One of my favourite parts of any Opeth record is the journey that you get taken on. Mikael has perfected the art of textual balance to convey different emotions throughout an album. ‘In Cauda Venenum’ is absolutely no different. I like to think the listener is pushed and pulled into different sections and directions of the music without any real warning.
‘Heart in Hand’ was the first single released in the lead-up to the full album launch. It’s packed full with hooks and riffs that perfectly slice into one another. A very signatory style of the band that we’ve seen in the post ‘Watershed’ era. An incredible polyrhythm starts off the track which I really struggled to work out the time signature for. It’s as if two sides of the band wrote different intros to the song, and bled them in top of each other. But, it works incredibly well.
‘Next of Kin’ opens with excellent heavy riffing. There’s also a wonderfully angelic guitar solo that blends back into the chorus later in the track at 4:43. This is such a wonderful moment of the record, and really stands out as an exceptional example of songwriting. The string section is also used much more in the forefront on this track, particularly in the outro section. It’s not necessarily something you see as much in this genre to an entire orchestral string section leading the melody, but it something I’d love to hear more of as a classically trained musician myself.

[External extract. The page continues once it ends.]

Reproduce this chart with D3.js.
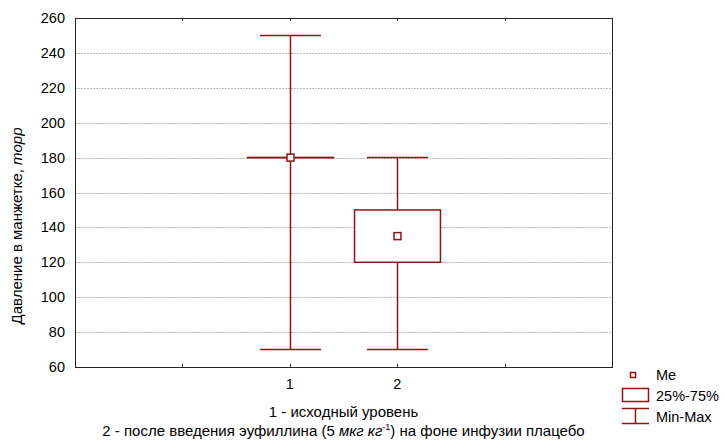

‘Lovelorn Crime’ follows with the first proper ballad style track on the record. There are some wonderfully soft and raw moments throughout that create a very moving atmosphere for us as listeners to delve into. Fredrik Åkesson’s solo is full to the brim of vibrato based expression, with the bends almost mimicking Mikael’s vocal lines at the peak of the melodic lines.
‘In Cauda Veneum’ was written with the same lineup as the previous three Opeth releases. ‘Heritage’, ‘Pale Communion’, and ‘Sorceress’. After a couple of lineup changes over the years, the band have really settled into a tight-knit unit after the change in creative direction followed ‘Watershed’.
Moving on to ‘Charlatan’, the piece starts with a simple guitar line before building up to a heavy keyboard section which particularly showcases the Hammond Organ used on the album. The muffled bass tones give a much darker feel to this track than others on the record.
‘The Garroter’ throws in some brushed snare which brings back the jazzy feel found earlier in the album. The chorus has some wonderful chord progressions coming from the keys. I also want to mention the ‘mouth trumpet’ solo at the end of the piece which I want to call the “do be do” section of the album. It’s bizarre, but it works well, and is what progressive music is all about.
Then, ‘Continuum’ features a clarinet solo which leads into one of the biggest guitar moments on the record which made me close my eyes and melt into my chair from awe.
The finale of the album, ‘All Things Will Pass’, is a wonderful climax track that I’d compare to ‘The Grand Conjuration’ from ‘Ghost Reveries’. I was really disappointed when ‘Sorceress’ had a very uncoordinated album ending, and didn’t really have a well written finale moment. This time around, Opeth have gone above and beyond in creating this.
I could go on and on about this album. I’ve been a huge fan of Opeth for many years now, and this record really caught me off guard. I feel like I’m taken to an enchanted forest full of mythical creatures on a cold winter’s night; which sounds like an excellent way to spend my winter, further indulging myself into the record.
Overall, I think the album is really well paced and structured, packed full of emotion. For me, it takes the cake as the best post ‘Watershed’ album for me. It went beyond my expectations from what I was expecting after ‘Sorceress’, and I can’t wait to absorb this music in a live setting. 10/10.